As near as I can tell, Drewski's logic here seems to be that the more the Iraqis kill each other, the fewer crazy Iraqis there are. This logic would be iron-clad were it not for the fact that it seems to contradict almost everything we know about long-running civil wars and ethic/religious conflicts. You know, that whole cycle of hatred and violence thing? Take a look at South Africa, the Balkans, Northern Ireland, and Israel and the West Bank while you're at it. If your only strategy is to let the Sunnis and Shiites kill each other until they're too tuckered out, you're in for a lot of killing (which, to be fair, looks like it's going to be happening in any event).
True, we should not be inactive on the humanitarian front. The actions of America in failing to protect the Christian minority has been a complete disgrace. But while we recognize this, the solution is not to defame the morality of the whole effort. It is to load up the platoons and protect those we can.
Actually, I'm pretty sure we've screwed up protecting almost anybody there, Short-man.
Perspective is needed. America's security aims are being achieved and the most unbelievable military victories have taken place all at casualty levels considered record minimum by war historians.
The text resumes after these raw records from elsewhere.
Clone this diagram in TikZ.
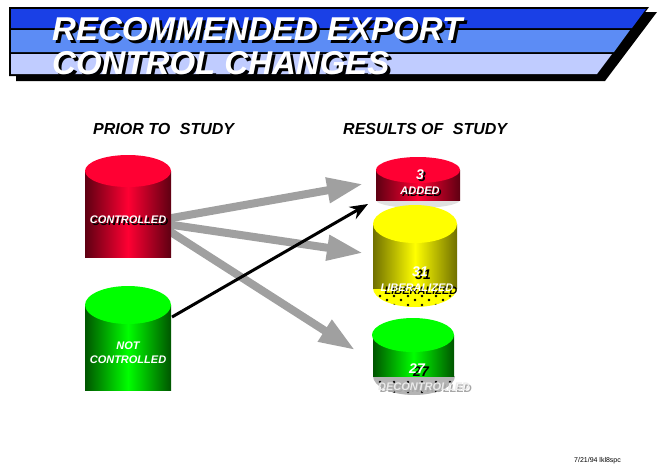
\documentclass[tikz,border=0pt]{standalone}
\usepackage{fontspec}
\setmainfont{Liberation Sans}
\usetikzlibrary{arrows.meta}
\definecolor{bandtop}{HTML}{1A40E6}
\definecolor{bandmid}{HTML}{5C8CF5}
\definecolor{bandlow}{HTML}{C0CCFF}
\definecolor{redlit}{HTML}{FF0033}
\definecolor{reddark}{HTML}{5E0012}
\definecolor{grnlit}{HTML}{00FF00}
\definecolor{grndark}{HTML}{005500}
\definecolor{yellit}{HTML}{FFFF00}
\definecolor{yeldark}{HTML}{707000}
\definecolor{arrgrey}{HTML}{A0A0A0}
\definecolor{dotgrey}{HTML}{B4B4B4}
\begin{document}
\begin{tikzpicture}[x=1pt,y=-1pt,
  title/.style={font=\fontsize{33}{36}\selectfont\bfseries\itshape, text=white, inner sep=0pt, anchor=base west},
  titleshd/.style={title, text=black},
  head/.style={font=\fontsize{16}{18}\selectfont\bfseries\itshape, inner sep=0pt, anchor=west},
  lbl/.style={font=\fontsize{11}{13}\selectfont\bfseries\itshape, text=white, inner sep=0pt},
  lblshd/.style={lbl, text=black},
  num/.style={lbl, font=\fontsize{14}{16}\selectfont\bfseries\itshape},
  numshd/.style={num, text=black},
  bigarrow/.style={arrgrey, line width=8pt, -{Triangle[length=36pt,width=24pt]}},
  thinarrow/.style={black, line width=3pt, -{Stealth[length=18pt,width=14pt]}}]
\useasboundingbox (0,0) rectangle (659,466);

\fill[black] (16,12) -- (657,12) -- (605,81) -- (16,81) -- cycle;
\fill[black] (9,7) -- (649,7) -- (598,76) -- (9,76) -- cycle;
\fill[bandtop] (11,9) -- (646,9) -- (632,28) -- (11,28) -- cycle;
\fill[bandmid] (11,30) -- (630,30) -- (614,52) -- (11,52) -- cycle;
\fill[bandlow] (11,54) -- (612,54) -- (597,74) -- (11,74) -- cycle;

\node[titleshd] at (55,43) {RECOMMENDED EXPORT};
\node[title] (t1) at (52,40) {RECOMMENDED EXPORT};
\node[titleshd] at (55,77) {CONTROL CHANGES};
\node[title] (t2) at (52,74) {CONTROL CHANGES};

\node[head] (prior) at (93,129) {PRIOR TO\hspace{0.6em}STUDY};
\node[head] (results) at (343,129) {RESULTS OF\hspace{0.6em}STUDY};

\coordinate (ctrlA) at (166,219);
\coordinate (ctrlB) at (166,224);
\coordinate (ctrlC) at (166,229);
\coordinate (notOut) at (172,317);
\coordinate (addIn) at (363,184);
\coordinate (addIn2) at (368,204);
\coordinate (libIn) at (363,253);
\coordinate (decIn) at (355,350);

\draw[bigarrow] (ctrlA) -- (addIn);
\draw[bigarrow] (ctrlB) -- (libIn);
\draw[bigarrow] (ctrlC) -- (decIn);

\shade[left color=reddark, right color=reddark, middle color=redlit] (85,171) rectangle (171,257);
\fill[redlit] (128,171) ellipse [x radius=43pt, y radius=16pt];
\node[lblshd] at (130,222) {CONTROLLED};
\node[lbl] (ctrl) at (128,220) {CONTROLLED};

\shade[left color=grndark, right color=grndark, middle color=grnlit] (85,305) rectangle (171,390);
\fill[grnlit] (128,305) ellipse [x radius=43pt, y radius=19pt];
\node[lbl, align=center] (notctrl) at (128,353) {NOT\\[1pt]CONTROLLED};

\draw[thinarrow] (notOut) -- (addIn2);

\fill[black!12] (376,200) arc [start angle=180, end angle=360, x radius=42pt, y radius=8pt] -- cycle;
\shade[left color=reddark, right color=reddark, middle color=redlit] (376,170) rectangle (460,200);
\fill[redlit] (418,170) ellipse [x radius=42pt, y radius=13pt];
\node[numshd] at (422,177) {3};
\node[num] (added3) at (420,175) {3};
\node[lblshd] at (422,193) {ADDED};
\node[lbl] (added) at (420,191) {ADDED};

\fill[yellit] (373,288) arc [start angle=180, end angle=360, x radius=42pt, y radius=19pt] -- cycle;
\begin{scope}
\clip (373,288) arc [start angle=180, end angle=360, x radius=42pt, y radius=19pt] -- cycle;
\foreach \x in {380,394,...,460}
  \foreach \y in {296,305}
    \fill[black] (\x,\y) circle [radius=1.3pt];
\foreach \x in {387,401,...,460}
  \fill[black] (\x,300) circle [radius=1.3pt];
\end{scope}
\shade[left color=yeldark, right color=yeldark, middle color=yellit] (373,224) rectangle (457,288);
\fill[yellit] (415,224) ellipse [x radius=42pt, y radius=19pt];
\node[numshd] at (423,275) {31};
\node[num] (lib31) at (420,272) {31};
\node[lblshd] at (421,291) {LIBERALIZED};
\node[lbl] (lib) at (417,288) {LIBERALIZED};

\fill[dotgrey] (373,376) arc [start angle=180, end angle=360, x radius=41pt, y radius=19pt] -- cycle;
\begin{scope}
\clip (373,376) arc [start angle=180, end angle=360, x radius=41pt, y radius=19pt] -- cycle;
\foreach \x in {380,394,...,460}
  \foreach \y in {382,392}
    \fill[black] (\x,\y) circle [radius=1.3pt];
\end{scope}
\shade[left color=grndark, right color=grndark, middle color=grnlit] (373,335) rectangle (454,376);
\fill[grnlit] (413,335) ellipse [x radius=41pt, y radius=17pt];
\node[numshd] at (421,372) {27};
\node[num] (dec27) at (417,369) {27};
\node[lbl, text=black!35] at (426,389) {DECONTROLLED};
\node[lbl, text=black!8] (dec) at (424,387) {DECONTROLLED};

\node[font=\fontsize{7}{8}\selectfont, inner sep=0pt, anchor=base west] (stamp) at (574,462) {7/21/94 lkl8spc};
\end{tikzpicture}
\end{document}
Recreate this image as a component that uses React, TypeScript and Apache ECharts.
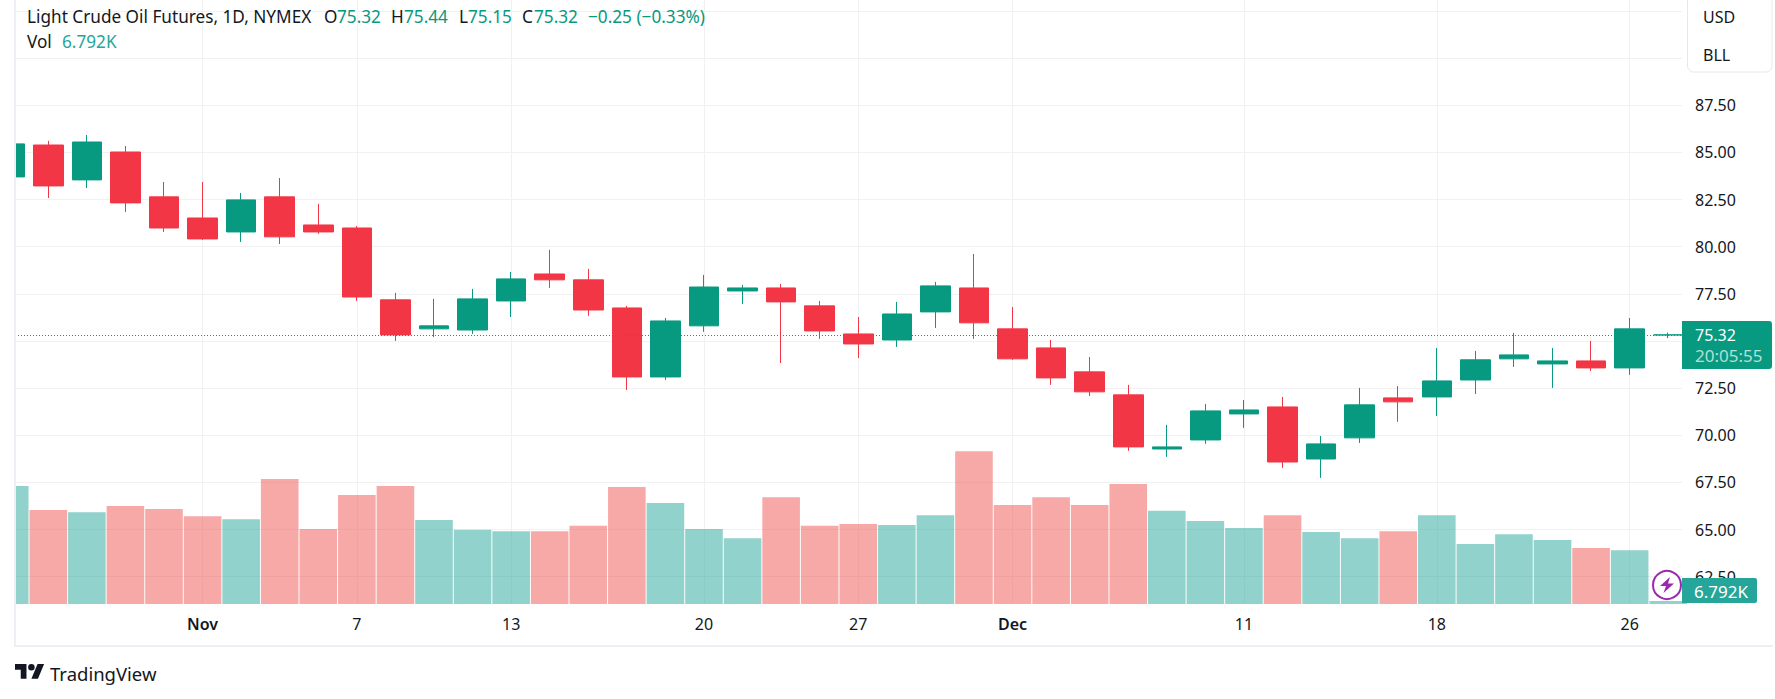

Humanitarian concerns and the 1,500-year-old hate between sects are primarily the responsibility of the Iraqis. Failing to heal the Middle East doesn't constitute failure on our part.
It does when we've been telling everybody that this was our GOAL! How many people do you think would have been on board with this crap if Bush told us we were going to make Iraq into a blood-soaked hellhole, minus the Baathists?
Our job is to keep our eye on the ball: making the terrorist miserable. Gen. Petraeus has pointed out on national TV that there are about eight military raids per day where al-Qaida are being captured or killed. Precisely why is that a "failure" in the war on terror? That's 3,000 raids per year on Osama bin Laden. Democrats were previously beside themselves that there were not enough al-Qaida in Iraq to justify invasion, but now that there are many and a franchise of the same name, Democrats want to leave because the fighting is hard. Is there a pattern here?
If the Iraq theater is measured by a standard of whether the Islamist caliphate is being defeated, that being the only relevant measure, then this war is strategically doing just fine.
Perspective, huh? Yeah, let's try some of that. Larry, help us out, will you? (Sholom said basically the same thing, incidentally, if a little more directly, as is his style.)
What are we to make of the bizarre contrast between our national grief over the terrible slaughter of students and faculty at Virginia Tech and our muted reaction to the continuing bloodbath in and around Baghdad? One mass killing in the 209 years since Virginia Tech was founded is not exactly a trend. It is a terrible thing but not likely to be repeated anytime soon.
We cannot say the same about events in Baghdad and Iraq. Just today four separate car bombs in and around Baghdad teft at least 160 Iraqis--mostly Shia--dead. Yesterday, Tuesday, at least 85 bodies turned up and there were more bombings. Monday was not much better--thirty corpses and at least twenty killed in bombings. Sixty nine plus on Sunday. And the beat goes on.
...When you consider the events of the last week in Iraq there is no reason any sane Iraqi--Sunni or Shia--would have any confidence in the Petraeus plan. Petraeus and U.S forces are in trouble. Desperate trouble. Despite White House flacks and politicians like McCain insisting that things are improving in Baghdad, the continued mass casualty bombings, the stacks of bodies left on the streets, the destruction of key infrastructure (like the Sarafiya bridge), and the bombing of the Iraqi parliament is reality and cannot be casually dismissed as the crazy ravings of a news media intent on reporting bad news.
Yup, sounds like we're doing a hell of a job. Maybe Longman should volunteer to go man the "zapper."